Sherring explained how Draper’s mother, in particular, had equipped him well for life’s challenges, however. “Look, I just want him to do well at school,” she would tell Sherring, who added: “It was all very low key. And when I took him away, she’d make sure that he learned 10 new words every day on his English vocab. It was just very normal.”
Draper’s lack of height, however, would ensure he was a fighter. “You focus a lot more on being tough, pushing hard, working hard, because you don’t have the early advantage of being sort of like 6ft 2ins at 14,” said Sherring. “Jack was one of the smallest guys around. So he just had to try extremely hard.

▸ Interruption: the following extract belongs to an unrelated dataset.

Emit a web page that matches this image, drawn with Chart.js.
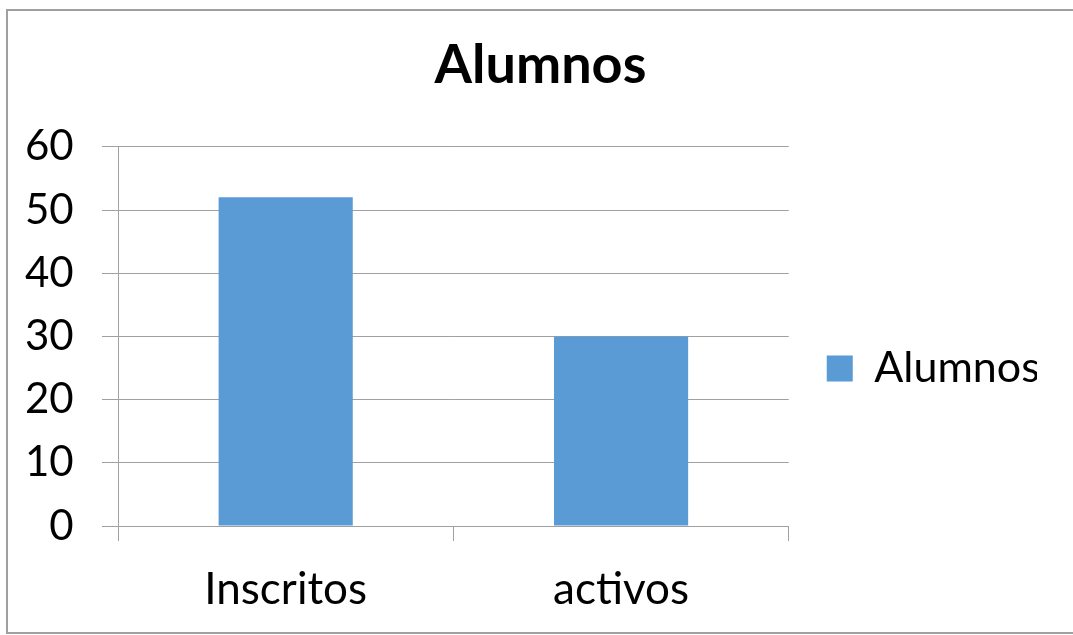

“Things like that are actually a bit of a blessing to later, and I think that’s what got him through his first round [a five-set success against Swedish qualifier Elias Ymer]. A toughness, a grit, a determination, a competitiveness which was all too obvious at a younger age. He was just an animal then.”
After Draper beat Alcaraz at Queen’s, there were no outlandish celebrations. Instead, he invited Sherring to watch Euro 2024 matches with him.
“It’s great to have the distractions,” said Sherring, also referring to Draper’s modelling deal. “He’ll get used to seeing his face out and about being a bit of a pin up boy. It can only help in the all-encompassing world of tennis.”